Of the many transformational stories in the UAE, that of healthcare is one of the more impressive, with progress that combines ambition and urgency in a way that should inspire leaders in government and business the world over.

From an investment perspective, it’s not hard to see opportunities from almost every angle. Demand-side drivers include urbanisation, population growth and the rise of non-communicable diseases, underpinned by consumer behaviour: that personal healthcare spending is an inelastic part of individual spending patterns.

Government ambitions to create a hub for world-class healthcare treatment not only serve to keep its citizens at home when seeking medical treatment, but also as a net contributor to GDP. Revenue generated from international patients seeking treatment in the Emirates was worth more than Dh1 billion in 2016.

Since formalising its approach to medical tourism in 2014, the UAE has become the world’s fastest growing medical tourism hub and is now considered among the world’s top 15 destinations by patient numbers with notable specialisms in orthopaedics, fertility, ophthalmology, cosmetics and dermatology. Revenues from medical tourism are predicted to double, to $700 million, by 2020. Delivering on that number will require the government and private healthcare companies working together to create capacity and capability to serve patient numbers scale.

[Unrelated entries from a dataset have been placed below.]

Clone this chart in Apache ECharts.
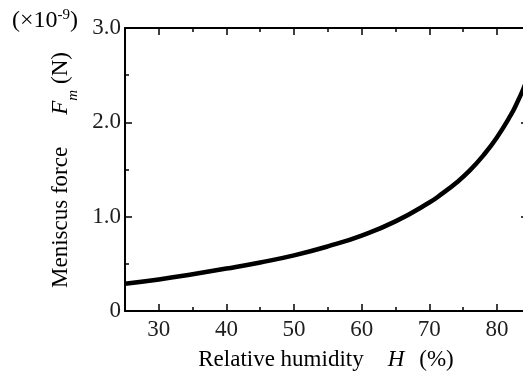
<!DOCTYPE html>
<html><head><meta charset="utf-8">
<script src="https://cdn.jsdelivr.net/npm/echarts@6/dist/echarts.min.js"></script>
<style>html,body{margin:0;padding:0;background:#fff}#c{width:523px;height:379px}</style>
</head><body><div id="c"></div>
<script>
// Data
const humidity = [25, 30, 35, 40, 45, 50, 55, 60, 65, 70, 72, 74, 76, 78, 80, 82, 83, 84, 84.6];
const force    = [0.29, 0.335, 0.39, 0.45, 0.515, 0.59, 0.685, 0.80, 0.95, 1.15, 1.25, 1.36, 1.49, 1.65, 1.84, 2.07, 2.21, 2.37, 2.48];
const xMajorTicks = [30, 40, 50, 60, 70, 80];
const xMinorTicks = [35, 45, 55, 65, 75];
const yTickLabels = {0: '0', 1: '1.0', 2: '2.0', 3: '3.0'};

const FONT = 'Liberation Serif';
const TXT = '#1e1e1e';
const X_MIN = 25, X_MAX = 84.6;

const gridBox = {left: 125, top: 28, width: 403, height: 283, outerBoundsMode: 'none', containLabel: false};

function xAx(grid, pos, ticks, len, showLine, showLabel) {
  return {
    type: 'value', gridIndex: grid, position: pos, min: X_MIN, max: X_MAX,
    axisLine: {show: showLine, onZero: false, lineStyle: {color: '#000', width: 2}},
    axisTick: {show: true, inside: true, length: len, customValues: ticks, lineStyle: {color: '#000', width: 1.5}},
    axisLabel: {show: showLabel, customValues: ticks, fontFamily: FONT, fontSize: 23, color: TXT, margin: 7},
    splitLine: {show: false}
  };
}

const option = {
  animation: false,
  backgroundColor: '#fff',
  grid: [Object.assign({}, gridBox), Object.assign({}, gridBox)],
  xAxis: [
    xAx(0, 'bottom', xMajorTicks, 7, true, true),
    xAx(0, 'top', xMajorTicks, 7, true, false),
    xAx(1, 'bottom', xMinorTicks, 4, false, false),
    xAx(1, 'top', xMinorTicks, 4, false, false)
  ],
  yAxis: [
    {
      type: 'value', gridIndex: 0, position: 'left', min: 0, max: 3, interval: 1,
      axisLine: {show: true, onZero: false, lineStyle: {color: '#000', width: 2}},
      axisTick: {show: true, inside: true, length: 7, lineStyle: {color: '#000', width: 1.5}},
      minorTick: {show: true, splitNumber: 2, length: 4, lineStyle: {color: '#000', width: 1.5}},
      axisLabel: {fontFamily: FONT, fontSize: 23, color: TXT, margin: 4, formatter: v => yTickLabels[v]},
      splitLine: {show: false}
    },
    {
      type: 'value', gridIndex: 0, position: 'right', min: 0, max: 3, interval: 1,
      axisLine: {show: true, onZero: false, lineStyle: {color: '#000', width: 2}},
      axisTick: {show: true, inside: true, length: 7, lineStyle: {color: '#000', width: 1.5}},
      minorTick: {show: true, splitNumber: 2, length: 4, lineStyle: {color: '#000', width: 1.5}},
      axisLabel: {show: false},
      splitLine: {show: false}
    },
    {
      type: 'value', gridIndex: 1, min: 0, max: 3, interval: 1,
      axisLine: {show: false}, axisTick: {show: false}, axisLabel: {show: false}, splitLine: {show: false}
    }
  ],
  graphic: [
    {
      type: 'text', x: 12, y: 8,
      style: {
        text: '{a|(×10}{s|-9}{a|)}',
        rich: {
          a: {fontFamily: FONT, fontSize: 24, lineHeight: 26, color: '#2b2b45', verticalAlign: 'middle'},
          s: {fontFamily: FONT, fontSize: 15, lineHeight: 14, color: '#2b2b45', verticalAlign: 'top'}
        }
      }
    },
    {
      type: 'text', x: 326, y: 360,
      style: {
        text: '{a|Relative humidity}{i|H}{a|(%)}',
        align: 'center', verticalAlign: 'middle',
        rich: {
          a: {fontFamily: FONT, fontSize: 23, color: TXT},
          i: {fontFamily: FONT, fontSize: 23, fontStyle: 'italic', color: TXT, padding: [0, 15, 0, 24]}
        }
      }
    },
    {
      type: 'text', x: 61, y: 170, rotation: Math.PI / 2,
      style: {
        text: '{a|Meniscus force}{i|F}{s|m}{a|(N)}',
        align: 'center', verticalAlign: 'middle',
        rich: {
          a: {fontFamily: FONT, fontSize: 23, lineHeight: 40, verticalAlign: 'middle', color: TXT},
          i: {fontFamily: FONT, fontSize: 23, lineHeight: 40, verticalAlign: 'middle', fontStyle: 'italic', color: TXT, padding: [0, 0, 0, 32]},
          s: {fontFamily: FONT, fontSize: 15, lineHeight: 15, verticalAlign: 'bottom', fontStyle: 'italic', color: TXT, padding: [0, 6, 0, 0]}
        }
      }
    }
  ],
  series: [{
    type: 'line', xAxisIndex: 0, yAxisIndex: 0,
    data: humidity.map((h, i) => [h, force[i]]),
    smooth: true, showSymbol: false, symbol: 'none',
    lineStyle: {color: '#000', width: 4.5},
    clip: true
  }]
};

const chart = echarts.init(document.getElementById('c'), null, {renderer: 'canvas'});
chart.setOption(option);
</script>
</body></html>
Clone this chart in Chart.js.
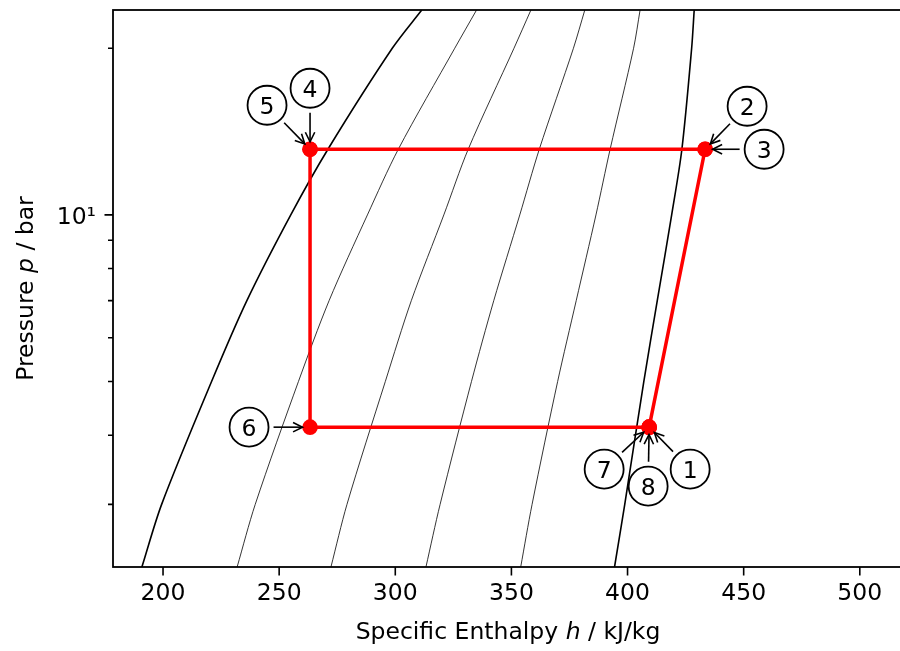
<!DOCTYPE html>
<html>
<head>
<meta charset="utf-8">
<script src="https://cdn.jsdelivr.net/npm/chart.js@4.4.1/dist/chart.umd.min.js"></script>
<style>
html,body{margin:0;padding:0;overflow:hidden;background:#fff;}
canvas{display:block;}
</style>
</head>
<body>
<canvas id="c" width="903" height="651" style="width:903px;height:651px"></canvas>
<script>
// ---- data ----
// pressure levels (bar) at which the curves were read
const pLevels     = [2.312, 3, 5, 7, 10, 13.14, 20, 23.45];
// specific enthalpy (kJ/kg) of each curve at those pressures
const hSatLiquid  = [190.9, 199.4, 220.9, 236.1, 255.0, 271.0, 298.7, 311.4];
const hQuality02  = [231.9, 239.7, 258.3, 271.5, 288.0, 301.3, 325.6, 335.0];
const hQuality04  = [272.3, 279.2, 295.7, 306.9, 320.9, 331.4, 351.1, 358.4];
const hQuality06  = [313.2, 319.3, 332.8, 342.4, 353.6, 362.0, 376.7, 381.6];
const hQuality08  = [354.0, 358.9, 369.9, 377.9, 386.4, 392.5, 402.6, 405.4];
const hSatVapor   = [394.4, 398.8, 407.0, 412.8, 419.0, 423.4, 427.6, 428.7];
// cycle state points
const stateLabels = ['1', '2', '3', '4', '5', '6', '7', '8'];
const stateH      = [409.3, 433.4, 433.4, 263.3, 263.3, 263.3, 409.3, 409.3];
const stateP      = [4.136, 13.14, 13.14, 13.14, 13.14, 4.136, 4.136, 4.136];
// axis ticks
const xTickValues = [200, 250, 300, 350, 400, 450, 500];
const yTickValues = [3, 4, 5, 6, 7, 8, 9, 10, 20];
const yMajorTicks = [10];

// ---- styling / layout (not data) ----
const FONT = '"DejaVu Sans", sans-serif';
const FS = 23.5;
// label circle offsets from their point, in pixels
const labelOffsets = [[41, 42], [42, -43], [59, 0], [0, -61], [-43, -44], [-61, 0], [-45, 42], [-1, 59]];

function curve(hs) { return hs.map((h, i) => ({ x: h, y: pLevels[i] })); }
const cyclePts = stateH.map((h, i) => ({ x: h, y: stateP[i] }));

const thin = { showLine: true, borderColor: '#000', borderWidth: 0.8, pointRadius: 0, tension: 0.3, fill: false };
const thick = { showLine: true, borderColor: '#000', borderWidth: 1.6, pointRadius: 0, tension: 0.3, fill: false };

const decorPlugin = {
  id: 'decor',
  afterDatasetsDraw(chart) {
    const ctx = chart.ctx, a = chart.chartArea, xs = chart.scales.x, ys = chart.scales.y;
    ctx.save();
    // frame
    ctx.strokeStyle = '#000';
    ctx.lineWidth = 1.8;
    ctx.strokeRect(a.left, a.top, a.right - a.left, a.bottom - a.top);
    // tick marks
    ctx.lineWidth = 1.6;
    ctx.beginPath();
    xs.ticks.forEach(t => {
      const px = xs.getPixelForValue(t.value);
      ctx.moveTo(px, a.bottom); ctx.lineTo(px, a.bottom + 8.5);
    });
    ys.ticks.forEach(t => {
      const py = ys.getPixelForValue(t.value);
      const len = yMajorTicks.includes(t.value) ? 8.5 : 5;
      ctx.moveTo(a.left, py); ctx.lineTo(a.left - len, py);
    });
    ctx.stroke();

    // annotations
    stateLabels.forEach((lab, i) => {
      const px = xs.getPixelForValue(stateH[i]);
      const py = ys.getPixelForValue(stateP[i]);
      const dx = labelOffsets[i][0], dy = labelOffsets[i][1];
      const cx = px + dx, cy = py + dy;
      const d = Math.hypot(dx, dy), ux = dx / d, uy = dy / d;
      const sx = cx - ux * 24.5, sy = cy - uy * 24.5;
      const ex = px + ux * 7.5, ey = py + uy * 7.5;
      ctx.strokeStyle = '#000';
      ctx.lineWidth = 1.6;
      ctx.beginPath();
      ctx.moveTo(sx, sy); ctx.lineTo(ex, ey);
      ctx.stroke();
      const hl = 9.5, hw = 4.7;
      const bx = ex + ux * hl, by = ey + uy * hl, nx = -uy, ny = ux;
      ctx.beginPath();
      ctx.moveTo(bx + nx * hw, by + ny * hw);
      ctx.lineTo(ex, ey);
      ctx.lineTo(bx - nx * hw, by - ny * hw);
      ctx.stroke();
      ctx.beginPath();
      ctx.arc(cx, cy, 19.5, 0, Math.PI * 2);
      ctx.fillStyle = '#fff';
      ctx.fill();
      ctx.lineWidth = 1.8;
      ctx.stroke();
      ctx.fillStyle = '#000';
      ctx.font = FS + 'px ' + FONT;
      ctx.textAlign = 'center';
      ctx.textBaseline = 'alphabetic';
      ctx.fillText(lab, cx, cy + 0.729 * FS / 2);
    });
    ctx.restore();
  },
  afterDraw(chart) {
    const ctx = chart.ctx, a = chart.chartArea;
    ctx.save();
    ctx.fillStyle = '#000';
    ctx.textBaseline = 'alphabetic';
    ctx.textAlign = 'left';
    function drawMixed(parts) {
      let w = 0;
      parts.forEach(p => { ctx.font = (p[1] ? 'italic ' : '') + FS + 'px ' + FONT; w += ctx.measureText(p[0]).width; });
      let x = -w / 2;
      parts.forEach(p => {
        ctx.font = (p[1] ? 'italic ' : '') + FS + 'px ' + FONT;
        ctx.fillText(p[0], x, 0);
        x += ctx.measureText(p[0]).width;
      });
    }
    // x title
    ctx.save();
    ctx.translate((a.left + a.right) / 2, 639);
    drawMixed([['Specific Enthalpy ', false], ['h', true], [' / kJ/kg', false]]);
    ctx.restore();
    // y title
    ctx.save();
    ctx.translate(33.3, (a.top + a.bottom) / 2);
    ctx.rotate(-Math.PI / 2);
    drawMixed([['Pressure ', false], ['p', true], [' / bar', false]]);
    ctx.restore();
    ctx.restore();
  }
};

function zeroPad(s) { s.paddingTop = 0; s.paddingBottom = 0; s.paddingLeft = 0; s.paddingRight = 0; }

new Chart(document.getElementById('c'), {
  type: 'scatter',
  data: {
    datasets: [
      { label: 'cycle', data: cyclePts, showLine: true, borderColor: '#ff0000', borderWidth: 3.5,
        pointRadius: 7.8, pointBackgroundColor: '#ff0000', pointBorderWidth: 0, pointHoverRadius: 7.8, tension: 0 },
      Object.assign({ label: 'sat. liquid', data: curve(hSatLiquid) }, thick),
      Object.assign({ label: 'sat. vapor', data: curve(hSatVapor) }, thick),
      Object.assign({ label: 'x=0.2', data: curve(hQuality02) }, thin),
      Object.assign({ label: 'x=0.4', data: curve(hQuality04) }, thin),
      Object.assign({ label: 'x=0.6', data: curve(hQuality06) }, thin),
      Object.assign({ label: 'x=0.8', data: curve(hQuality08) }, thin)
    ]
  },
  options: {
    responsive: false,
    devicePixelRatio: 1,
    animation: false,
    events: [],
    layout: { autoPadding: false, padding: { top: 10, left: 0, right: 0, bottom: 0 } },
    plugins: { legend: { display: false }, tooltip: { enabled: false } },
    scales: {
      x: {
        type: 'linear', position: 'bottom', min: 178.46, max: 518.6,
        afterBuildTicks: s => { s.ticks = xTickValues.map(v => ({ value: v })); },
        afterFit: s => { s.height = 84; zeroPad(s); },
        grid: { display: false, drawTicks: false },
        border: { display: false },
        ticks: { color: '#000', font: { family: FONT, size: FS }, padding: 13, maxRotation: 0, autoSkip: false,
                 callback: v => String(v) }
      },
      y: {
        type: 'logarithmic', position: 'left', min: 2.312, max: 23.45,
        afterBuildTicks: s => { s.ticks = yTickValues.map(v => ({ value: v, major: yMajorTicks.includes(v) })); },
        afterFit: s => { s.width = 113; zeroPad(s); },
        grid: { display: false, drawTicks: false },
        border: { display: false },
        ticks: { color: '#000', font: { family: FONT, size: FS }, padding: 17, labelOffset: 3, autoSkip: false,
                 callback: v => (yMajorTicks.includes(v) ? '10\u00B9' : '') }
      }
    }
  },
  plugins: [decorPlugin]
});
</script>
</body>
</html>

The integration of digital technologies is key to transformative growth in the GCC healthcare sector that will benefit patients, operators, investors and suppliers. The introduction of healthcare information systems, such as automated electronic medical records and analytics to track and improve the quality of treatment, have improved things for healthcare suppliers, physicians and patients through more convenience and efficiency in data handling, lower costs, increased speed and reduced error.

The ‘revenue effect’ of such systems is now being felt increasingly by investors. For example, in its 2016 annual report, Mubadala (not a Hanover client) reported that high performance aided by technology investment boosted its healthcare revenues by nearly 30% – to Dh1.4bn – helping to grow the investment firm’s profits.

If digital information structures provide a new nervous system for UAE healthcare, investments in the latest digital and medical technologies are the muscles that will power patient outcomes and revenue growth in the longer term. The scale and range of investments currently being made across a host of areas, from narrow band imaging to medical robotics, will enable healthcare providers in the UAE to compete globally for  specialist medical procedures among international patients in the future.